Terraform used the selected providers to generate the following execution plan. Resource actions
are indicated with the following symbols:
  + create

Terraform will perform the following actions:

  # google_container_node_pool.primary_nodes will be created
  + resource "google_container_node_pool" "primary_nodes" {
      + cluster                     = "test-gke-cluster"
      + id                          = (known after apply)
      + initial_node_count          = (known after apply)
      + instance_group_urls         = (known after apply)
      + location                    = "europe-west1"
      + managed_instance_group_urls = (known after apply)
      + max_pods_per_node           = (known after apply)
      + name                        = "default-pool"
      + name_prefix                 = (known after apply)
      + node_count                  = 1
      + node_locations              = (known after apply)
      + operation                   = (known after apply)
      + project                     = "xyz"
      + version                     = (known after apply)

      + management {
          + auto_repair  = (known after apply)
          + auto_upgrade = (known after apply)
        }

      + network_config {
          + create_pod_range     = (known after apply)
          + enable_private_nodes = (known after apply)
          + pod_ipv4_cidr_block  = (known after apply)
          + pod_range            = (known after apply)
        }

      + node_config {
          + disk_size_gb      = (known after apply)
          + disk_type         = (known after apply)
          + guest_accelerator = (known after apply)
          + image_type        = (known after apply)
          + labels            = (known after apply)
          + local_ssd_count   = (known after apply)
          + logging_variant   = "DEFAULT"
          + machine_type      = "e2-medium"
          + metadata          = (known after apply)
          + min_cpu_platform  = (known after apply)
          + oauth_scopes      = [
              + "https://www.googleapis.com/auth/cloud-platform",
            ]
          + preemptible       = false
          + service_account   = "test-gke-cluster-sa@xyz.iam.gserviceaccount.com"
          + spot              = false
          + taint             = (known after apply)

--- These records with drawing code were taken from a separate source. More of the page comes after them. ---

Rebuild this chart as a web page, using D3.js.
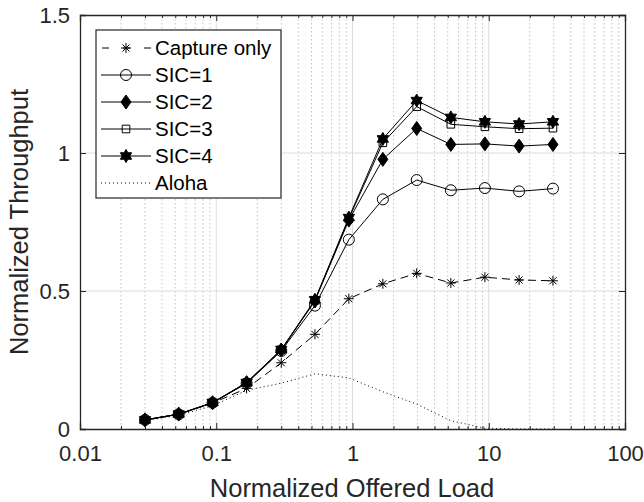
<!DOCTYPE html>
<html><head><meta charset="utf-8">
<script src="https://cdn.jsdelivr.net/npm/d3@7"></script>
<style>
body{margin:0;background:#fff}
svg{display:block;font-family:"Liberation Sans",Arial,Helvetica,sans-serif}
</style>
</head><body><svg id="c" width="644" height="502"></svg>
<script>
// ---- data ----
const loads   = [0.03, 0.053, 0.094, 0.167, 0.3, 0.53, 0.94, 1.67, 2.96, 5.27, 9.37, 16.7, 29.6];
const capture = [0.033, 0.053, 0.094, 0.147, 0.240, 0.343, 0.472, 0.526, 0.564, 0.529, 0.550, 0.540, 0.537];
const sic1    = [0.033, 0.053, 0.095, 0.165, 0.283, 0.447, 0.686, 0.832, 0.902, 0.865, 0.873, 0.861, 0.871];
const sic2    = [0.033, 0.054, 0.095, 0.168, 0.286, 0.464, 0.757, 0.977, 1.089, 1.031, 1.033, 1.025, 1.031];
const sic3    = [0.033, 0.054, 0.095, 0.168, 0.287, 0.466, 0.762, 1.037, 1.168, 1.104, 1.095, 1.088, 1.090];
const sic4    = [0.033, 0.054, 0.096, 0.168, 0.288, 0.468, 0.766, 1.051, 1.190, 1.129, 1.113, 1.105, 1.113];
const aloha   = [0.030, 0.050, 0.084, 0.140, 0.166, 0.200, 0.185, 0.135, 0.090, 0.030, 0.003, 0.000, 0.000];
const seriesNames = ["Capture only", "SIC=1", "SIC=2", "SIC=3", "SIC=4", "Aloha"];
const xTickLabels = ["0.01", "0.1", "1", "10", "100"];
const xTickValues = [0.01, 0.1, 1, 10, 100];
const yTickValues = [0, 0.5, 1, 1.5];
const xTitle = "Normalized Offered Load";
const yTitle = "Normalized Throughput";

// ---- setup ----
const svg = d3.select("#c");
const L = 80, R = 625, T = 15, B = 429;
const x = d3.scaleLog().domain([0.01, 100]).range([L, R]);
const y = d3.scaleLinear().domain([0, 1.5]).range([B, T]);
const ink = "#262626";

const minors = x.ticks().filter(v => !xTickValues.some(m => Math.abs(Math.log10(v) - Math.log10(m)) < 1e-6));

// grid
const grid = svg.append("g");
grid.selectAll(".mg").data(minors).join("line")
  .attr("x1", d => x(d)).attr("x2", d => x(d)).attr("y1", T).attr("y2", B)
  .attr("stroke", "#c4c4c4").attr("stroke-width", 1).attr("stroke-dasharray", "1.5,2.5");
grid.selectAll(".gx").data(xTickValues.slice(1, -1)).join("line")
  .attr("x1", d => x(d)).attr("x2", d => x(d)).attr("y1", T).attr("y2", B)
  .attr("stroke", "#dcdcdc").attr("stroke-width", 1);
grid.selectAll(".gy").data(yTickValues.slice(1, -1)).join("line")
  .attr("x1", L).attr("x2", R).attr("y1", d => y(d)).attr("y2", d => y(d))
  .attr("stroke", "#dcdcdc").attr("stroke-width", 1);

// markers
function star8(r) {
  const a = r * Math.SQRT1_2;
  return `M${-r},0L${r},0M0,${-r}L0,${r}M${-a},${-a}L${a},${a}M${-a},${a}L${a},${-a}`;
}
function hexagram(ro) {
  const ri = ro / Math.sqrt(3);
  let p = "";
  for (let i = 0; i < 12; i++) {
    const ang = -Math.PI / 2 + i * Math.PI / 6;
    const r = i % 2 === 0 ? ro : ri;
    p += (i ? "L" : "M") + (r * Math.cos(ang)).toFixed(2) + "," + (r * Math.sin(ang)).toFixed(2);
  }
  return p + "Z";
}
const markerDefs = [
  { path: star8(5), fill: "none" },
  { path: d3.symbol(d3.symbolCircle, Math.PI * 5.5 * 5.5)(), fill: "none" },
  { path: "M0,-7L5,0L0,7L-5,0Z", fill: "#000" },
  { path: "M-3.8,-3.8L3.8,-3.8L3.8,3.8L-3.8,3.8Z", fill: "none" },
  { path: hexagram(6.5), fill: "#000" },
  null
];
const dashes = ["8,5", null, null, null, null, "1,3"];
const allSeries = [capture, sic1, sic2, sic3, sic4, aloha];

const line = d3.line().x(d => x(d[0])).y(d => y(d[1]));
const plot = svg.append("g");
allSeries.forEach((vals, i) => {
  const pts = loads.map((l, j) => [l, vals[j]]);
  const g = plot.append("g");
  g.append("path").attr("d", line(pts)).attr("fill", "none")
    .attr("stroke", "#000").attr("stroke-width", 1)
    .attr("stroke-dasharray", dashes[i]);
  const m = markerDefs[i];
  if (m) {
    g.selectAll("path.m").data(pts).join("path").attr("class", "m")
      .attr("transform", d => `translate(${x(d[0])},${y(d[1])})`)
      .attr("d", m.path).attr("fill", m.fill).attr("stroke", "#000").attr("stroke-width", 1);
  }
});

// axes
const fmt = d => xTickLabels[xTickValues.indexOf(d)];
svg.append("g").attr("transform", `translate(0,${B})`)
  .call(d3.axisBottom(x).tickValues(xTickValues).tickFormat(fmt).tickSize(-6).tickPadding(16));
svg.append("g").attr("transform", `translate(0,${B})`)
  .call(d3.axisBottom(x).tickValues(minors).tickFormat("").tickSize(-3)).select(".domain").remove();
svg.append("g").attr("transform", `translate(0,${T})`)
  .call(d3.axisTop(x).tickValues(xTickValues).tickFormat("").tickSize(-6));
svg.append("g").attr("transform", `translate(0,${T})`)
  .call(d3.axisTop(x).tickValues(minors).tickFormat("").tickSize(-3)).select(".domain").remove();
svg.append("g").attr("transform", `translate(${L},0)`)
  .call(d3.axisLeft(y).tickValues(yTickValues).tickFormat(d => String(d)).tickSize(-6).tickPadding(10));
svg.append("g").attr("transform", `translate(${R},0)`)
  .call(d3.axisRight(y).tickValues(yTickValues).tickFormat("").tickSize(-6));

svg.selectAll(".domain").attr("stroke", ink).attr("stroke-width", 1.3);
svg.selectAll(".tick line").attr("stroke", ink).attr("stroke-width", 1);
svg.selectAll(".tick text").attr("fill", ink).attr("font-size", 22)
  .attr("font-family", '"Liberation Sans",Arial,sans-serif');

// titles
svg.append("text").attr("x", 352).attr("y", 497).attr("text-anchor", "middle")
  .attr("font-size", 25.5).attr("fill", ink).text(xTitle);
svg.append("text").attr("transform", "translate(28,222) rotate(-90)").attr("text-anchor", "middle")
  .attr("font-size", 25.5).attr("fill", ink).text(yTitle);

// legend
const lg = svg.append("g");
lg.append("rect").attr("x", 96).attr("y", 30).attr("width", 185).attr("height", 168)
  .attr("fill", "#fff").attr("stroke", ink).attr("stroke-width", 1.2);
seriesNames.forEach((name, i) => {
  const cy = 48 + i * 27;
  lg.append("line").attr("x1", 101).attr("x2", 151).attr("y1", cy).attr("y2", cy)
    .attr("stroke", "#000").attr("stroke-width", 1)
    .attr("stroke-dasharray", i === 0 ? "7,14" : dashes[i])
    .attr("stroke-dashoffset", i === 0 ? -1 : 0);
  const m = markerDefs[i];
  if (m) {
    lg.append("path").attr("transform", `translate(126,${cy})`).attr("d", m.path)
      .attr("fill", m.fill).attr("stroke", "#000").attr("stroke-width", 1);
  }
  lg.append("text").attr("x", 155).attr("y", cy).attr("dy", "0.36em")
    .attr("font-size", 20.5).attr("fill", "#000").text(name);
});
</script></body></html>
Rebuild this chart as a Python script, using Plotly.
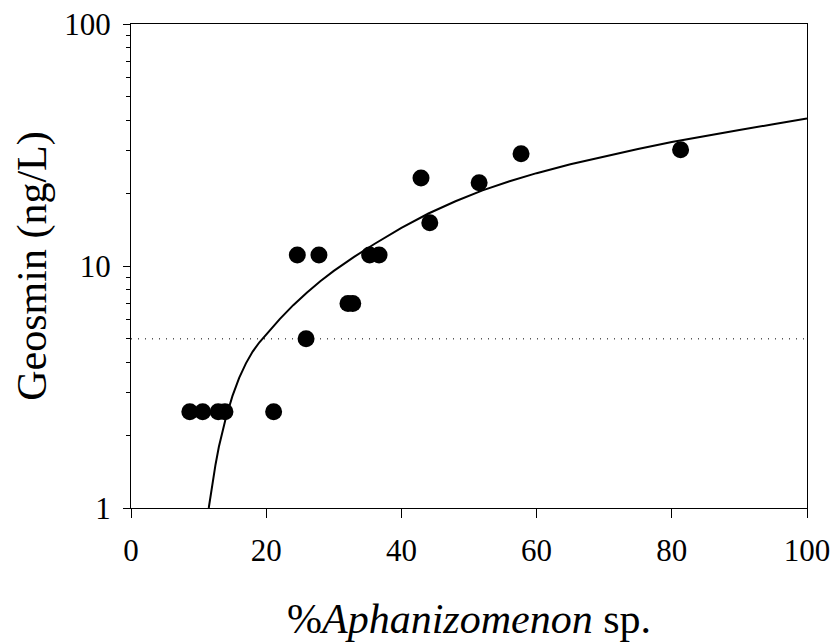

          + shielded_instance_config {
              + enable_integrity_monitoring = (known after apply)
              + enable_secure_boot          = (known after apply)
            }

          + workload_metadata_config {
              + mode = (known after apply)
            }
        }

      + upgrade_settings {
          + max_surge       = (known after apply)
          + max_unavailable = (known after apply)
          + strategy        = (known after apply)

          + blue_green_settings {
              + node_pool_soak_duration = (known after apply)

              + standard_rollout_policy {
                  + batch_node_count    = (known after apply)
                  + batch_percentage    = (known after apply)
                  + batch_soak_duration = (known after apply)
                }
            }
        }
    }

Plan: 1 to add, 0 to change, 0 to destroy.

We are seeing this because it was removed by "remove_default_node_pool = true" setting.

If you simply change the name from "default-pool" to "default" OR use "remove_default_node_pool = false". We do not experience this problem.

Steps to Reproduce

Copy the config from the above "Terraform Configuration Files". Alter it for your project and network settings and run:

  1. terraform apply
  2. terraform state rm google_container_cluster.primary
  3. terraform import google_container_cluster.primary xyz/europe-west1/test-gke-cluster
  4. terraform apply

Important Factoids

References

b/299600729

rileykarson commented 1 year ago

This is working as intended, although it's not documented well. The default pool in GKE is indistinguishable from other pools, and is identified by default-pool as its name. If you delete the pool on a cluster, recreate a pool with the same name, and then poll the API, node_config (configuration of the default pool) will report the attributes of the new pool you created.